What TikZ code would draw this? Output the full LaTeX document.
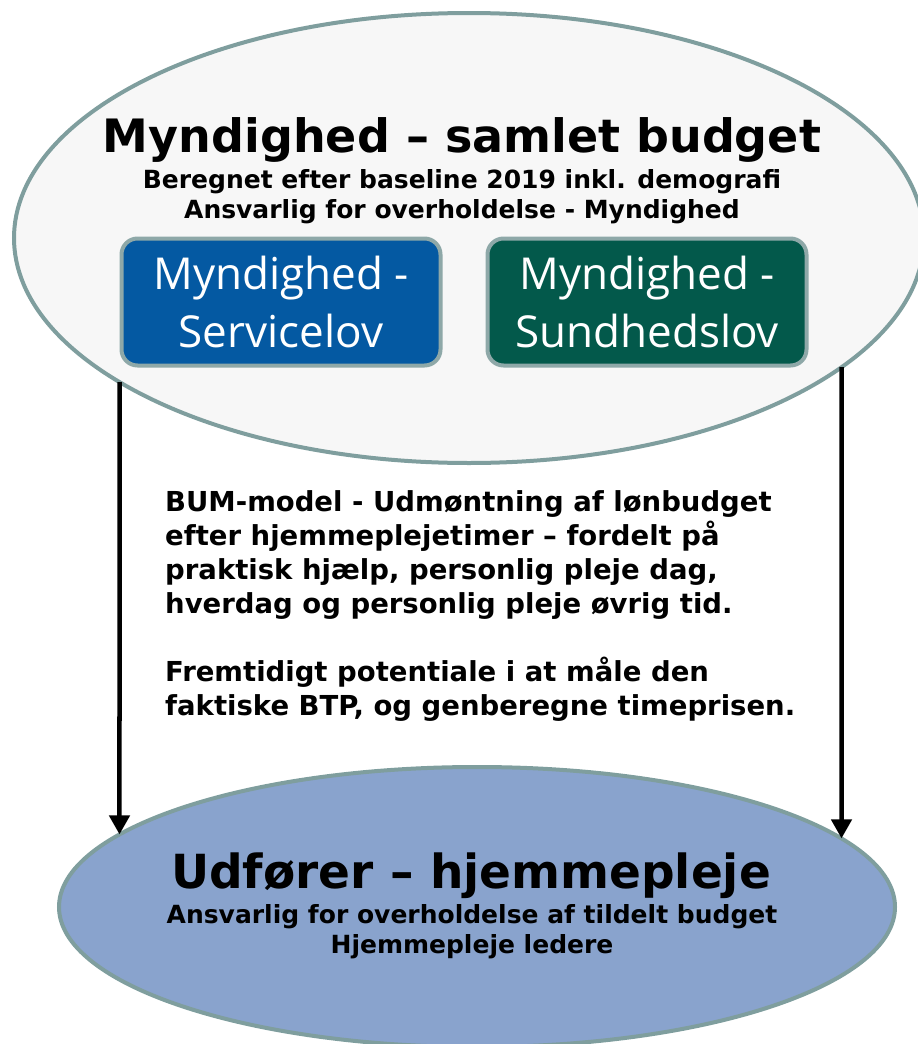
\documentclass[tikz,border=0pt]{standalone}
\usepackage{fontspec}
\setmainfont{DejaVu Sans}
\newfontfamily\boxfont{Open Sans}
\usepackage{xcolor}
\usepackage{tikz}
\usetikzlibrary{shapes,arrows.meta,positioning,intersections}

\definecolor{rimgray}{HTML}{7F9E9E}
\definecolor{boxrim}{HTML}{8EA8A8}
\definecolor{paleback}{HTML}{F7F7F7}
\definecolor{udfblue}{HTML}{89A3CD}
\definecolor{serviceblue}{HTML}{0459A2}
\definecolor{sundgreen}{HTML}{03594B}

\begin{document}
\begin{tikzpicture}[
    x=1pt,
    y=-1pt,
    cloud/.style={
        draw=rimgray,
        ellipse,
        line width=4pt,
        inner sep=0pt
    },
    block/.style={
        rectangle,
        draw=boxrim,
        line width=4pt,
        rounded corners=16pt,
        text=white,
        minimum width=319pt,
        minimum height=127pt,
        align=center,
        font=\boxfont\fontsize{44}{58}\selectfont
    },
    title/.style={
        anchor=base,
        inner sep=0pt,
        font=\bfseries\fontsize{46}{54}\selectfont
    },
    subtitle/.style={
        anchor=north,
        inner sep=0pt,
        align=center,
        font=\bfseries\fontsize{25}{30}\selectfont
    },
    line/.style={
        draw, -{Triangle[width=20pt,length=19pt]}, line width=4.5pt
    }
]
    \useasboundingbox (0,0) rectangle (918,1044);

    % Nodes
    \node [cloud, fill=paleback, minimum width=910pt, minimum height=450pt, name path=toprim] (top) at (469,238) {};
    \node [cloud, fill=udfblue, minimum width=836pt, minimum height=280pt, name path=botrim] (bottom) at (477,907) {};

    \node [title] (toptitle) at (462,152) {Myndighed – samlet budget};
    \node [subtitle] (topsub) at (462,169) {Beregnet efter baseline 2019 inkl. demografi\\Ansvarlig for overholdelse - Myndighed};

    \node [block, fill=serviceblue] (service) at (281,302) {Myndighed -\\Servicelov};
    \node [block, fill=sundgreen, right=43pt of service] (sund) {Myndighed -\\Sundhedslov};

    \node [anchor=north west, inner sep=0pt, align=left, font=\bfseries\fontsize{27.5}{34}\selectfont] (note) at (165,490) {BUM-model - Udmøntning af lønbudget\\efter hjemmeplejetimer – fordelt på\\praktisk hjælp, personlig pleje dag,\\hverdag og personlig pleje øvrig tid.\\[34pt]Fremtidigt potentiale i at måle den\\faktiske BTP, og genberegne timeprisen.};

    \node [title, font=\bfseries\fontsize{47}{54}\selectfont] (bottitle) at (471,888) {Udfører – hjemmepleje};
    \node [subtitle] (botsub) at (472,904) {Ansvarlig for overholdelse af tildelt budget\\Hjemmepleje ledere};

    % Edge end points on the two rims
    \path [name path=leftdrop] (119.5,300) -- (119.5,1000);
    \path [name path=rightdrop] (841.5,300) -- (841.5,1000);
    \path [name intersections={of=toprim and leftdrop, by=ltop}];
    \path [name intersections={of=toprim and rightdrop, by=rtop}];
    \path [name intersections={of=botrim and leftdrop, sort by=leftdrop, by=lbot}];
    \path [name intersections={of=botrim and rightdrop, sort by=rightdrop, by=rbot}];

    % Edges
    \path [line] (ltop) -- (lbot);
    \path [line] (rtop) -- (rbot);

\end{tikzpicture}
\end{document}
# # # #
=== What you should do ===
Please restate the material above line by line, exactly, beginning at its first line and ending with the line that contains "[cloud, fill=udfblue, minimum", without any pictures.

=== Response for this exercise ===
What TikZ code would draw this? Output the full LaTeX document.
\documentclass[tikz,border=0pt]{standalone}
\usepackage{fontspec}
\setmainfont{DejaVu Sans}
\newfontfamily\boxfont{Open Sans}
\usepackage{xcolor}
\usepackage{tikz}
\usetikzlibrary{shapes,arrows.meta,positioning,intersections}

\definecolor{rimgray}{HTML}{7F9E9E}
\definecolor{boxrim}{HTML}{8EA8A8}
\definecolor{paleback}{HTML}{F7F7F7}
\definecolor{udfblue}{HTML}{89A3CD}
\definecolor{serviceblue}{HTML}{0459A2}
\definecolor{sundgreen}{HTML}{03594B}

\begin{document}
\begin{tikzpicture}[
    x=1pt,
    y=-1pt,
    cloud/.style={
        draw=rimgray,
        ellipse,
        line width=4pt,
        inner sep=0pt
    },
    block/.style={
        rectangle,
        draw=boxrim,
        line width=4pt,
        rounded corners=16pt,
        text=white,
        minimum width=319pt,
        minimum height=127pt,
        align=center,
        font=\boxfont\fontsize{44}{58}\selectfont
    },
    title/.style={
        anchor=base,
        inner sep=0pt,
        font=\bfseries\fontsize{46}{54}\selectfont
    },
    subtitle/.style={
        anchor=north,
        inner sep=0pt,
        align=center,
        font=\bfseries\fontsize{25}{30}\selectfont
    },
    line/.style={
        draw, -{Triangle[width=20pt,length=19pt]}, line width=4.5pt
    }
]
    \useasboundingbox (0,0) rectangle (918,1044);

    % Nodes
    \node [cloud, fill=paleback, minimum width=910pt, minimum height=450pt, name path=toprim] (top) at (469,238) {};
    \node [cloud, fill=udfblue, minimum width=836pt, minimum height=280pt, name path=botrim] (bottom) at (477,907) {};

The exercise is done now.